Scout APM incident

Ingestion Issue

Scout APM experienced a major incident on May 31, 2020 affecting Application Monitoring, lasting 1h 58m. The incident has been resolved; the full update timeline is below.

Started: May 31, 2020, 03:46 PM UTC
Resolved: May 31, 2020, 05:44 PM UTC
Duration: 1h 58m
Detected by Pingoru: May 31, 2020, 03:46 PM UTC

Affected components

Application Monitoring

Update timeline

investigating May 31, 2020, 03:46 PM UTC

We are investigating an issue in ingestion of agent data.
monitoring May 31, 2020, 04:22 PM UTC

We have restarted several of our Kafka servers in ingestion, and ingestion appears to be recovering.
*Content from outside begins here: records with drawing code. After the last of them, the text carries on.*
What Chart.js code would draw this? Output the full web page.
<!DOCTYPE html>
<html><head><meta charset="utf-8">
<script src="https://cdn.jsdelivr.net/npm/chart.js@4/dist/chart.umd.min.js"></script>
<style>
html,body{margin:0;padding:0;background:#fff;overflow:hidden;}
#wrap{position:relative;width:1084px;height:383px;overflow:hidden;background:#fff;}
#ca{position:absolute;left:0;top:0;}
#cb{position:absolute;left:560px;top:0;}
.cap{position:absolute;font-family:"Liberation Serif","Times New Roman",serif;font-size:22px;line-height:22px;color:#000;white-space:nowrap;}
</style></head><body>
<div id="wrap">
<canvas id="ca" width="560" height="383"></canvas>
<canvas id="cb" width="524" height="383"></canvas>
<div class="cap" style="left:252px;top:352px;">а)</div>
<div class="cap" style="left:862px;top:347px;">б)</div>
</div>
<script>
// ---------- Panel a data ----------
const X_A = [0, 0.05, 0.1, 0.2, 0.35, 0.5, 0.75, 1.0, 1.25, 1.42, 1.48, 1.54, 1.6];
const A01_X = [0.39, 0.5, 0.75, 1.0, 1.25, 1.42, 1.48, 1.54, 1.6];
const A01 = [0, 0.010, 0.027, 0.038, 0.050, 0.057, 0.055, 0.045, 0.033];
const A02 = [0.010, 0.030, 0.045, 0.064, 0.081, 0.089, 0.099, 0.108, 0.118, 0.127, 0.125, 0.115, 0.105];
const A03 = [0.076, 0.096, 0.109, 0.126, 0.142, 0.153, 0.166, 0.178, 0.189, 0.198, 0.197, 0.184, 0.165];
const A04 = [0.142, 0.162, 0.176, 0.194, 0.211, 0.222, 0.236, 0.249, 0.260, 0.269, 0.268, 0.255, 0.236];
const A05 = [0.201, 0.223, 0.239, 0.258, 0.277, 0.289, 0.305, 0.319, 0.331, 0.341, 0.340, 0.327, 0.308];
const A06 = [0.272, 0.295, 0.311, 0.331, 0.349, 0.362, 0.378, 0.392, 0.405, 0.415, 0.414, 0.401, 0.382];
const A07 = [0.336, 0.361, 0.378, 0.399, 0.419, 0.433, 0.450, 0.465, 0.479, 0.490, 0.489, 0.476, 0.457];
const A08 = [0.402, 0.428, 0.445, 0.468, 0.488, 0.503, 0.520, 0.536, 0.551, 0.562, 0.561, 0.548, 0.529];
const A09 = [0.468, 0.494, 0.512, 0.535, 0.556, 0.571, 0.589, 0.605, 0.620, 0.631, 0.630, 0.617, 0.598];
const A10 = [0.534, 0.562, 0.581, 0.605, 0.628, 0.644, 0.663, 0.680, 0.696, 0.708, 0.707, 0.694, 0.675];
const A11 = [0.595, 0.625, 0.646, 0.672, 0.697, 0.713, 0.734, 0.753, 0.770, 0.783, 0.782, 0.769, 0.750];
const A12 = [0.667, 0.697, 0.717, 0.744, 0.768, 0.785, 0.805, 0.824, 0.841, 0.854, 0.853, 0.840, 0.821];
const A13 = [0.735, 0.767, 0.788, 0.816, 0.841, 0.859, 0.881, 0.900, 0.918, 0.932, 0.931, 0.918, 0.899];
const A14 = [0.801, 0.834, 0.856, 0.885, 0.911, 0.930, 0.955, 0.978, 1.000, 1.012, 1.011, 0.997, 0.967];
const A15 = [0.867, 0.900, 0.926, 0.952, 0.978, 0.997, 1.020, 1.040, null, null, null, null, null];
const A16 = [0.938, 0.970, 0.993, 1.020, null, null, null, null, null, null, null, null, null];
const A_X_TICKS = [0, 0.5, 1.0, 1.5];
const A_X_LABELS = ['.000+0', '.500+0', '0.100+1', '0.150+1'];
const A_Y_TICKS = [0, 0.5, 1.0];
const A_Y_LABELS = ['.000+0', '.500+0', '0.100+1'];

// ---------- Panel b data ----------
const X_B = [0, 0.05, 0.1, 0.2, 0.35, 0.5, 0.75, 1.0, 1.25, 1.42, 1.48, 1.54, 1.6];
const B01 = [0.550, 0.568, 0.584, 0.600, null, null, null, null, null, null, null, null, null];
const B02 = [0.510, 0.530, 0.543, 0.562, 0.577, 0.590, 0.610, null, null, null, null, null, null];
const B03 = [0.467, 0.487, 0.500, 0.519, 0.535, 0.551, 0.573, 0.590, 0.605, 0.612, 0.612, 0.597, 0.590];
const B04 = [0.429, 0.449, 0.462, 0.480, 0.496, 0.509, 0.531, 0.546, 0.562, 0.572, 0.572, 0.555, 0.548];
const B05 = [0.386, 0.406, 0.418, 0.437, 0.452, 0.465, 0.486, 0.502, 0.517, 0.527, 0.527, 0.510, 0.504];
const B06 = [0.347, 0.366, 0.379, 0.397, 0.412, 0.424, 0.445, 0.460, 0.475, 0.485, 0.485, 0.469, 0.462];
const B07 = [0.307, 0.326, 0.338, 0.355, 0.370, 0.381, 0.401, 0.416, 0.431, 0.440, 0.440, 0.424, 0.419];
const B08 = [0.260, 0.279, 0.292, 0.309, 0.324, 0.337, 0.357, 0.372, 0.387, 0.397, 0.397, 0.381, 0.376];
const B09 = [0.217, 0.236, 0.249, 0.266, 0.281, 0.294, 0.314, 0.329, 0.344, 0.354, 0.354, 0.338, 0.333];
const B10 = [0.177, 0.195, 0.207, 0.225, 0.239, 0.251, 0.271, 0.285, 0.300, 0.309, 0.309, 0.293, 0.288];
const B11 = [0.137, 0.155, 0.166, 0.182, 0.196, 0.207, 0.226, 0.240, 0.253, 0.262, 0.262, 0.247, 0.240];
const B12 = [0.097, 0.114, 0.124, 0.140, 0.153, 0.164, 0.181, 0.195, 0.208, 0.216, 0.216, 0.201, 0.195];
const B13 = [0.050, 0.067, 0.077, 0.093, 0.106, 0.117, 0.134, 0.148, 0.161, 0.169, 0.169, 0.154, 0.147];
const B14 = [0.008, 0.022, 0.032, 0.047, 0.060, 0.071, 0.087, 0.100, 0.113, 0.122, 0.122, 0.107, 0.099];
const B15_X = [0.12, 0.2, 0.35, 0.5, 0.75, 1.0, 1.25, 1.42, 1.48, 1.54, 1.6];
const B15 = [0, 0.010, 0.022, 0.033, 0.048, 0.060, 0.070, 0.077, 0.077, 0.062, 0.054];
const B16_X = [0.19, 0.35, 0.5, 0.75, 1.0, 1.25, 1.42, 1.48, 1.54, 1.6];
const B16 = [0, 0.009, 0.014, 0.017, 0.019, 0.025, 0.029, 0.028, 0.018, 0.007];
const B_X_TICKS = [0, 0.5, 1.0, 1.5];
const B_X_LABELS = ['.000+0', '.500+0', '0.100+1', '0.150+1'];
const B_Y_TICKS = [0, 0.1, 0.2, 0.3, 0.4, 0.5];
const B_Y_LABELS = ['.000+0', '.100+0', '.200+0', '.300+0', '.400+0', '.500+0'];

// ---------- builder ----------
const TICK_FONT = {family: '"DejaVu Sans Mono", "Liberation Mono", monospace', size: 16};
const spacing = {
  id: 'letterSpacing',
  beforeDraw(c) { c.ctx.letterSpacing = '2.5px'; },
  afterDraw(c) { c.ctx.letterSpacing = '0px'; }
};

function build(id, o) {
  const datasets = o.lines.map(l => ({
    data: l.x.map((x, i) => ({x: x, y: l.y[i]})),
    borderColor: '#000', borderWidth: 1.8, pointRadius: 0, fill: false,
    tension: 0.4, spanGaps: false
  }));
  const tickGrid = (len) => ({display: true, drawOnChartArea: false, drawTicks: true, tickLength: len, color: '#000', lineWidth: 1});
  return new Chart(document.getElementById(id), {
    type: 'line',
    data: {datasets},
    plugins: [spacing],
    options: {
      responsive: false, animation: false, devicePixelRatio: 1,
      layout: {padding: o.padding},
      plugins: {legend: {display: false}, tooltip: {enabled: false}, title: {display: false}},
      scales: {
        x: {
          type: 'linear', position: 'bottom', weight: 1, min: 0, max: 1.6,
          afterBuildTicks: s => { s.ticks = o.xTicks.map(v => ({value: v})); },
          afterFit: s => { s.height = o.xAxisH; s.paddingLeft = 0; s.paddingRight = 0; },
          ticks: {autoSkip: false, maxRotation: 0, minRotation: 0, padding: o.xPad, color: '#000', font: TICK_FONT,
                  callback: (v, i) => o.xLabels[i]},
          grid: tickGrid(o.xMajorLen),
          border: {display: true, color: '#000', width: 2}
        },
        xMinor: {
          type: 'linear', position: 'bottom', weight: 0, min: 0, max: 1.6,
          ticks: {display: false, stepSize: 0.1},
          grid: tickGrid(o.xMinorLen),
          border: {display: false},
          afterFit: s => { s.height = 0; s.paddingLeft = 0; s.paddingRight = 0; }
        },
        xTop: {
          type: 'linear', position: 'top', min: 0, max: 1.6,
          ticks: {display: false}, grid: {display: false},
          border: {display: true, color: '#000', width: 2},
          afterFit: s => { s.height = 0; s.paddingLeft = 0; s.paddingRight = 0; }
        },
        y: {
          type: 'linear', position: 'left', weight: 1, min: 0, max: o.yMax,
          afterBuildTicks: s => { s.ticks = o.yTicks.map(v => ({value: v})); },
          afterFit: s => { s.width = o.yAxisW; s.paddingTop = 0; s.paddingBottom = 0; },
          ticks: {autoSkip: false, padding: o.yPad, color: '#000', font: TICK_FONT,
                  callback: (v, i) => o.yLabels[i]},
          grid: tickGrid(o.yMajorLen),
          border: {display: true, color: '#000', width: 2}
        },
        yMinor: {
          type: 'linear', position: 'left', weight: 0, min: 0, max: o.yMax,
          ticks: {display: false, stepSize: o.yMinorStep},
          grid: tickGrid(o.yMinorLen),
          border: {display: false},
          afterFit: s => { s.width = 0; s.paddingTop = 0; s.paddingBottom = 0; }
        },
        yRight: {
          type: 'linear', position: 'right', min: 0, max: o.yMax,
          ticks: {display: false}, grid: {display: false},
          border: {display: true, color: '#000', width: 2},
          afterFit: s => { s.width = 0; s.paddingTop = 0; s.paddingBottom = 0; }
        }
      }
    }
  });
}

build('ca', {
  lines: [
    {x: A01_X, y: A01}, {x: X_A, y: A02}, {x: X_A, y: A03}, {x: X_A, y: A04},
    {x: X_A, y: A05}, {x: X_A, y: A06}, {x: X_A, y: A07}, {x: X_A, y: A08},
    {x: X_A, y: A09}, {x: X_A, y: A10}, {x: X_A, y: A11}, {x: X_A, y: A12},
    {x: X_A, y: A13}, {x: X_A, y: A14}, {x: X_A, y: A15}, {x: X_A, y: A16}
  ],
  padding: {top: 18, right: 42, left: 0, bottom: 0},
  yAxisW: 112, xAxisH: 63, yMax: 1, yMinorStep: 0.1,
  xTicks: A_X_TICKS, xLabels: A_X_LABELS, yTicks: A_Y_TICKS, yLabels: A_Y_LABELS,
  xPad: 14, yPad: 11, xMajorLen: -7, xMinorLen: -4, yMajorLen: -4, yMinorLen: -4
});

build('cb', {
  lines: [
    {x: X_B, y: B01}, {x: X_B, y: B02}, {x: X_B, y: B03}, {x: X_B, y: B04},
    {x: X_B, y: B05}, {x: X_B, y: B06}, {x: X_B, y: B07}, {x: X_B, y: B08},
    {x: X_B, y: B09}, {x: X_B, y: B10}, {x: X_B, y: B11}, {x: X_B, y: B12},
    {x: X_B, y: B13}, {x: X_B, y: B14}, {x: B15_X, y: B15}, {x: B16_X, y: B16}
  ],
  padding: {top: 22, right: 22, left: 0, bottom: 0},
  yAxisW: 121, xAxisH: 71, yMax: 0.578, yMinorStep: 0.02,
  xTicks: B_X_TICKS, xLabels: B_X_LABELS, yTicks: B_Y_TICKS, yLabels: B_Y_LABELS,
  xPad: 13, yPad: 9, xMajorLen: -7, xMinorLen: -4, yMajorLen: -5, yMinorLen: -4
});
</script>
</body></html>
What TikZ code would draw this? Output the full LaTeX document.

Data should begin appearing on your dashboard again.
resolved May 31, 2020, 05:44 PM UTC

Ingestion for all customers has been operating normally since 10:20AM MT. Some customers will have some or no data from 8:50AM to 10:20AM MT. We will follow up with more information about the cause of the outage.
postmortem Jun 01, 2020, 09:40 PM UTC

On 2020/05/31 we experienced a short network outage that prevented our zookeeper and kafka nodes from reaching each other. When connectivity was restored, there was a problem with stale zookeeper data which prevented the kafka brokers from initiating a proper leader election for topic partitions. This also prevented kafka producers from being able to produce to a majority of partitions. A manual leader election was attempted, but failed to correct the issue. We began a rolling restart of our entire kafka cluster, which ultimately resolved the issue. Later versions of Kafka have better handling around this particular failure, and we anticipate moving to a recent version to prevent entering this failure mode again.